• **Set problem**: Please write out the lines of the data exactly, beginning with the first and ending with the line containing "plt.rcParams['font.family'] = ['Liberation"; leave the pictures behind.

• **Source material**:
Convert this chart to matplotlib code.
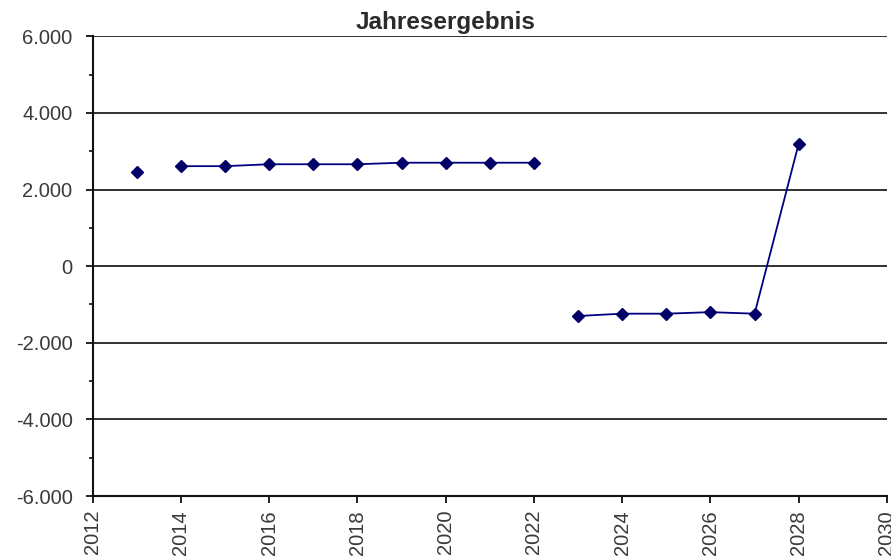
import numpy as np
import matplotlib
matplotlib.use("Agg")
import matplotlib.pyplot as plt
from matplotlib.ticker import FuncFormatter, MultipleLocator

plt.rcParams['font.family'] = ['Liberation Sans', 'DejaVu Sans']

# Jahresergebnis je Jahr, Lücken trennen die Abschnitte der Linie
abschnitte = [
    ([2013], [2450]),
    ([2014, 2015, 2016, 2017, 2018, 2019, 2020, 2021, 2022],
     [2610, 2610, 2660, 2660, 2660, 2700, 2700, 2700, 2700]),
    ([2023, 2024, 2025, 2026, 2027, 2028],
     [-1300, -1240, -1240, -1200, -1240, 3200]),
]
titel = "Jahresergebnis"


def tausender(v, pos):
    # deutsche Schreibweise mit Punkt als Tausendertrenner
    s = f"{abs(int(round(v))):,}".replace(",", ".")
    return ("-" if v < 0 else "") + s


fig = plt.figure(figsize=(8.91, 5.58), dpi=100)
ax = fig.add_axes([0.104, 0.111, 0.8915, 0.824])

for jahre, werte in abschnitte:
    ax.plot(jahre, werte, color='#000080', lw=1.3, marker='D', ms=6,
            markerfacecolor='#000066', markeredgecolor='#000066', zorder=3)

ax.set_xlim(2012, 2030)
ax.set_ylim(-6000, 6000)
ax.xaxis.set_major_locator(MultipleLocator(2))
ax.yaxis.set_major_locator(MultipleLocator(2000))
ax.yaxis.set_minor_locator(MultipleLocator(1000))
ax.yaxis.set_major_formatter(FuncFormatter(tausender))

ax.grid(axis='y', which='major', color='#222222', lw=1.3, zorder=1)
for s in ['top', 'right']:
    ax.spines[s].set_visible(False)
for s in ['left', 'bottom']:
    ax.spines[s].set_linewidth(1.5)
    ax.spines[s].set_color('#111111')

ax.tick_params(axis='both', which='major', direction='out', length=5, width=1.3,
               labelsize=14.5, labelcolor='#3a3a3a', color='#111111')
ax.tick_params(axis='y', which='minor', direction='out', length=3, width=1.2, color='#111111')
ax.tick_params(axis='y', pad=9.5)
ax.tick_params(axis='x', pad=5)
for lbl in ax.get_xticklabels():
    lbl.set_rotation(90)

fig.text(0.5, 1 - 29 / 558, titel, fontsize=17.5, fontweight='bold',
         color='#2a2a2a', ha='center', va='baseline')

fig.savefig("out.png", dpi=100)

• **Exercise response**:
Convert this chart to matplotlib code.
import numpy as np
import matplotlib
matplotlib.use("Agg")
import matplotlib.pyplot as plt
from matplotlib.ticker import FuncFormatter, MultipleLocator

plt.rcParams['font.family'] = ['Liberation Sans', 'DejaVu Sans']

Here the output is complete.